For the first time, we reveal an association of H. samuelpessoai and Blastocrithidia spp. with L. fischeri using a combination of molecular approaches to discriminate between these microorganisms. Previous studies have reported Lutzomyia species infected with trypanosomatids other than Leishmania, including Trypanosoma, Endotrypanum spp., Crithidia spp., and Leptomonas spp. (Wallace and Hertig 1968; Arias et al. 1985; Naiff et al. 1989). The high index (16/76; 21%) of H. samuelpessoai infection associated with L. fischeri is probably related to the mechanism of transmission of monoxenous trypanosomatids. In most case, insects become infected by trypanosomatids through the ingestion of the organism, either directly or indirectly via faeces, animal blood, or plant sap (Wallace 1966). The flagellates may be carried throughout multiple insect stages, from larva to pupa to adult (Clark et al. 1964).

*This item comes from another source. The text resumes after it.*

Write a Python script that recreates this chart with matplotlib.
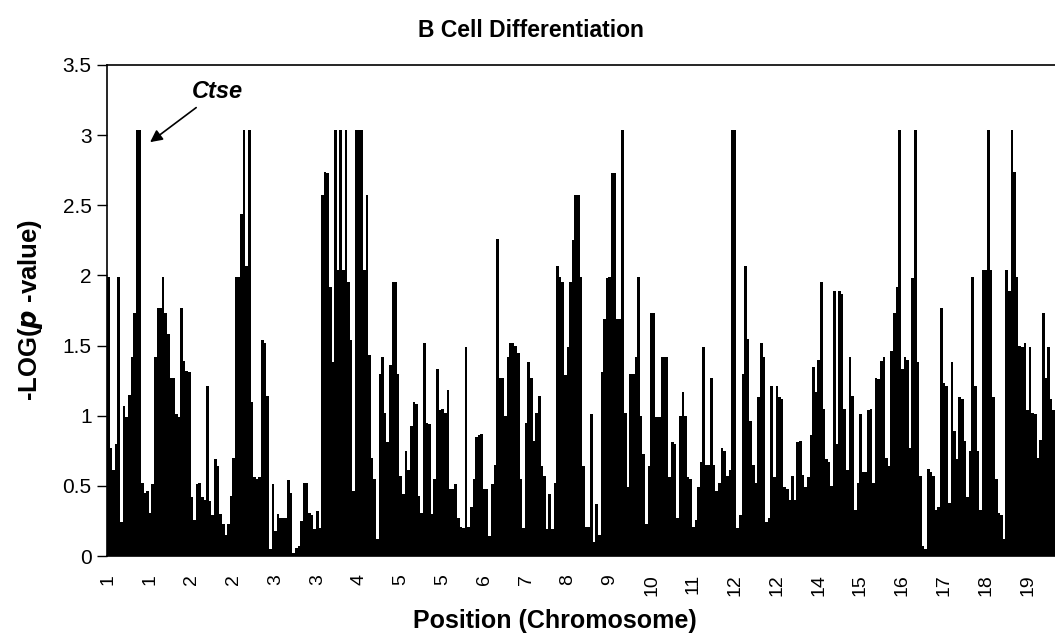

In conclusion, the results presented in this study reinforce the importance of knowing the species specificity of the primers employed in PCR approaches. Although PCR amplification of the conserved region of the minicircle kDNA (Degrave et al. 1994) is a highly sensitive tool for detecting Leishmania-infected sand flies (de Pita-Pereira et al. 2005; Carvalho et al. 2008), our findings question the specificity of this molecular marker. In general, PCR assays targeting the conserved region of kDNA minicircles for the diagnosis of Leishmania are complemented by other molecular approaches to confirm the etiological identification (de Pita-Pereira et al. 2005; Miranda et al. 2002). In this study, however, PCR-RFLP was not able to differentiate some Leishmania species from other trypanosomatids. Finally, a positive PCR result is not sufficient in itself to indicate Leishmania infection, demonstrating that taking the similarities among Leishmania and monoxenous trypanosomatids (Fernandes et al. 1993) into consideration is critical when interpreting such results. In addition to phlebotomines, the natural infection of other ectoparasites, such as mites and fleas (Coutinho et al. 2005; Coutinho and Linardi 2007), requires special attention during assay interpretation.